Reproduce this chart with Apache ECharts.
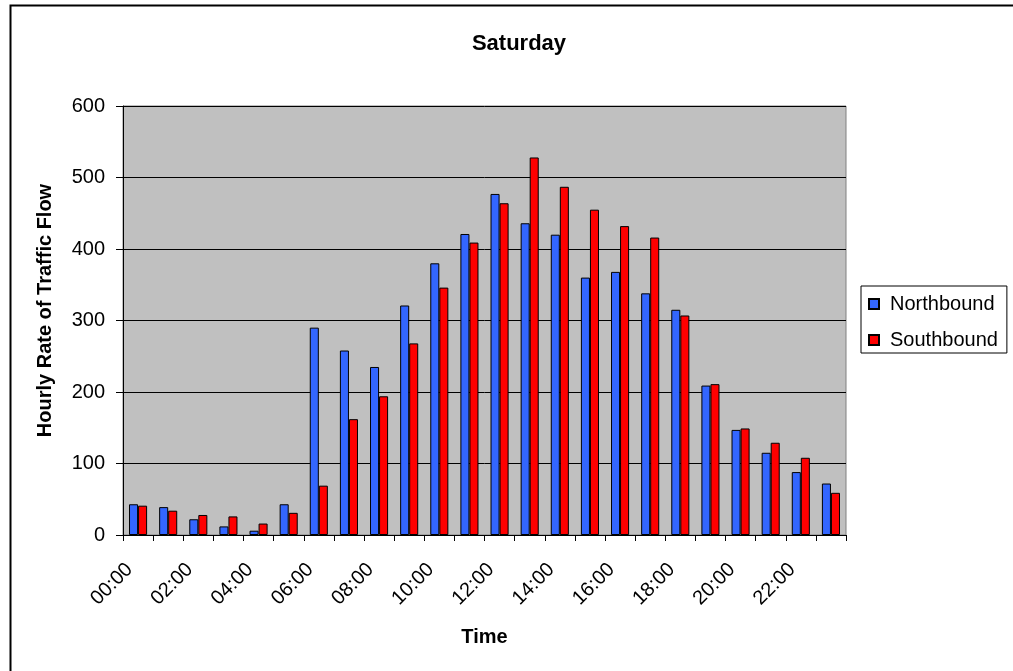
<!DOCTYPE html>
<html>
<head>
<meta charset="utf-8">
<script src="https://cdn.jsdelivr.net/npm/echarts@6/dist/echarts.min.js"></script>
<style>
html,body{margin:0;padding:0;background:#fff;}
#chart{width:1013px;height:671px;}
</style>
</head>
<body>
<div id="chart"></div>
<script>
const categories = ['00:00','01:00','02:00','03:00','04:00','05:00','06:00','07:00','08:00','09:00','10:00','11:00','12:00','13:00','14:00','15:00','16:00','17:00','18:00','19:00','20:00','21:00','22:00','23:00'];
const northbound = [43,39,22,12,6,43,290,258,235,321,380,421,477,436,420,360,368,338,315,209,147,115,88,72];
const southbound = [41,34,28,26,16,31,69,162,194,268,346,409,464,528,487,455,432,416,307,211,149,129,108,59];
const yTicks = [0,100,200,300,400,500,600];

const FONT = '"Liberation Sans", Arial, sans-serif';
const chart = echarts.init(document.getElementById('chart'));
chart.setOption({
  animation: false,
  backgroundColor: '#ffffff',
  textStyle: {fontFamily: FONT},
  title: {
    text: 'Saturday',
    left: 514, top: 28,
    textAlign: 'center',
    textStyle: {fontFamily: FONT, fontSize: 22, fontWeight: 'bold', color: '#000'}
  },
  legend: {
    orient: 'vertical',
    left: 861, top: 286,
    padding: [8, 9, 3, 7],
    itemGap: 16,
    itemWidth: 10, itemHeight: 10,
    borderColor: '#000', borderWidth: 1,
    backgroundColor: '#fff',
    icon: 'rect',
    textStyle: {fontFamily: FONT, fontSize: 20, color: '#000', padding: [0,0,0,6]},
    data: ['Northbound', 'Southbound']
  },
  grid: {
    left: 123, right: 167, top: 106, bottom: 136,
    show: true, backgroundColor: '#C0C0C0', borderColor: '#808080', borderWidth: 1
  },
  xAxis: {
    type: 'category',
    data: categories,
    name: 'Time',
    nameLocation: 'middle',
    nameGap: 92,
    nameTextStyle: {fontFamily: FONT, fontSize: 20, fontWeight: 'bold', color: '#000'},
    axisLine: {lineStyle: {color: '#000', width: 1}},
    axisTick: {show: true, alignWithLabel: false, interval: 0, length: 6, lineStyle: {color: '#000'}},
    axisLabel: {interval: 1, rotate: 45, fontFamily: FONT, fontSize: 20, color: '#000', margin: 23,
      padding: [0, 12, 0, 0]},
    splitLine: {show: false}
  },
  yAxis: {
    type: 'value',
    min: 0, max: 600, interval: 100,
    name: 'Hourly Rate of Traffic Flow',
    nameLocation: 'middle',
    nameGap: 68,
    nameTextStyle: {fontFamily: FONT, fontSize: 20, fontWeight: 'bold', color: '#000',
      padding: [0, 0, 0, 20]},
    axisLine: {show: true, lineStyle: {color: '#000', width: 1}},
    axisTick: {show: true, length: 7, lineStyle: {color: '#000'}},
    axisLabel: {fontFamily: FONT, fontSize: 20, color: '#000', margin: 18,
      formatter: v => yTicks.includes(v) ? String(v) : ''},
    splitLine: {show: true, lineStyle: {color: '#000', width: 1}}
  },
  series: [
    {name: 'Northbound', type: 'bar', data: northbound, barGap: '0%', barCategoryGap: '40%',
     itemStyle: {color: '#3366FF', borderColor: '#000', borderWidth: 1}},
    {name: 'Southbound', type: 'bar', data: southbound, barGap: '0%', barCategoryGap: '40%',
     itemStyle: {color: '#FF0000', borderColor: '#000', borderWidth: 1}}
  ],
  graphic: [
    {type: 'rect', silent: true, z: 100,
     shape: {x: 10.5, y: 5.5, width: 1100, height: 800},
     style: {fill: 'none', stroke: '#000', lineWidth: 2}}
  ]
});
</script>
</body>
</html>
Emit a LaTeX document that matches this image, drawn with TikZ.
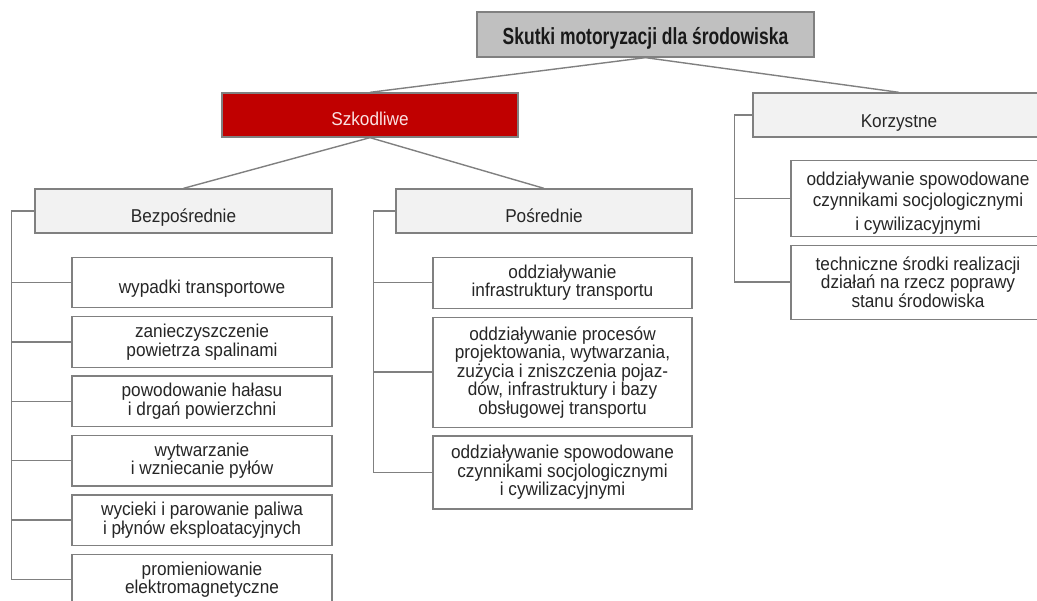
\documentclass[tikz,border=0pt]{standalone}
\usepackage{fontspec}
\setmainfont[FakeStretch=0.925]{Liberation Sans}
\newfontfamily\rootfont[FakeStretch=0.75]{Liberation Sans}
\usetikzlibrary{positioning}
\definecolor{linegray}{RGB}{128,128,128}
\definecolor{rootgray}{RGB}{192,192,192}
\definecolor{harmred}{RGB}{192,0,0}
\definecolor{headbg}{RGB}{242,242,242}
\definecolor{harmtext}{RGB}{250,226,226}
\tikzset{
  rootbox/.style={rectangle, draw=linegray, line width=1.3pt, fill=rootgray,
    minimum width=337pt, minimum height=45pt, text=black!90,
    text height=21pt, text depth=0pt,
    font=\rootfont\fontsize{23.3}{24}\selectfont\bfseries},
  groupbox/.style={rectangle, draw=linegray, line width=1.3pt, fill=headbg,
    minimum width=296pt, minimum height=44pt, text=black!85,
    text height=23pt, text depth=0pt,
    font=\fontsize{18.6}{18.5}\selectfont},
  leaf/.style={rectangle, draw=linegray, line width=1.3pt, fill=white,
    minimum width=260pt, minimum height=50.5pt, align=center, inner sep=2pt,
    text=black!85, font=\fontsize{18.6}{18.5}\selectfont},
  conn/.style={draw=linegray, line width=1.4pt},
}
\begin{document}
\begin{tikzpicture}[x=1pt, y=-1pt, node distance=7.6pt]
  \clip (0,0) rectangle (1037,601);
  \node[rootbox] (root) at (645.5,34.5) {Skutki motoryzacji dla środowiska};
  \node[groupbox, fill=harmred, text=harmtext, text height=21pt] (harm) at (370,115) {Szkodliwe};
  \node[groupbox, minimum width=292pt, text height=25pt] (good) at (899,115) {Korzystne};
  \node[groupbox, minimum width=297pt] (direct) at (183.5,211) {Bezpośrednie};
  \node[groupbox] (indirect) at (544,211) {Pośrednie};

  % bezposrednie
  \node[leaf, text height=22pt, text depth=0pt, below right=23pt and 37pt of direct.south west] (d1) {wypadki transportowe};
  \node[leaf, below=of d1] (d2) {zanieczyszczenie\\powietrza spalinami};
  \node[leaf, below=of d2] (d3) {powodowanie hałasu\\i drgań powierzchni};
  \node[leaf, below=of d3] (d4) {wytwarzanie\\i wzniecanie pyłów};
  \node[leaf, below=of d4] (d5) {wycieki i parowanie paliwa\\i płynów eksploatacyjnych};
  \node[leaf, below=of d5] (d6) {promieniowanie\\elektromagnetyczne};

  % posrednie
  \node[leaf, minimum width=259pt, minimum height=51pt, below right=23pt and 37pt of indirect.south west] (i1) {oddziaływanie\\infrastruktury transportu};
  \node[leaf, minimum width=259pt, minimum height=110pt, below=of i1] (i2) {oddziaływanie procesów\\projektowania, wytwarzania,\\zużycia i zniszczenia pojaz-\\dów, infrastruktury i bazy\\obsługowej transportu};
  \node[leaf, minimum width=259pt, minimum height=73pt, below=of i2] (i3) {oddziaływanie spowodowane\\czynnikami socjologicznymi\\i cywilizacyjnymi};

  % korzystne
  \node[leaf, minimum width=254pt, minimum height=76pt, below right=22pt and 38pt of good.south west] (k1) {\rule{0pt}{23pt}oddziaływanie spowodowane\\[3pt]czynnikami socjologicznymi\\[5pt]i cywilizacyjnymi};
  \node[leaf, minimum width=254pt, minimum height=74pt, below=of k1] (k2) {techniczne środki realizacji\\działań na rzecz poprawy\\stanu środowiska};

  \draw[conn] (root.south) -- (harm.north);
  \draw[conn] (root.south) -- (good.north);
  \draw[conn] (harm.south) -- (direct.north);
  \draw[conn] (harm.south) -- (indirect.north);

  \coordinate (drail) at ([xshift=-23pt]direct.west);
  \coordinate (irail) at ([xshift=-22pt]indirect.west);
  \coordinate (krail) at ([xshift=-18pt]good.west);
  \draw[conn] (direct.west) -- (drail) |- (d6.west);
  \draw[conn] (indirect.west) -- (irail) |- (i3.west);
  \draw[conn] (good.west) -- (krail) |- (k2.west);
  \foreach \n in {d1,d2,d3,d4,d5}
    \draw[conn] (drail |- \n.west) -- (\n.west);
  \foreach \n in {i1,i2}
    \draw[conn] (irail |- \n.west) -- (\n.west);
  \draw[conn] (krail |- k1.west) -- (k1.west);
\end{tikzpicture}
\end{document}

══════════

Short exercise: Scan the material and collect every line that contains "this".

Correct response:
Reproduce this chart with Apache ECharts.
Emit a LaTeX document that matches this image, drawn with TikZ.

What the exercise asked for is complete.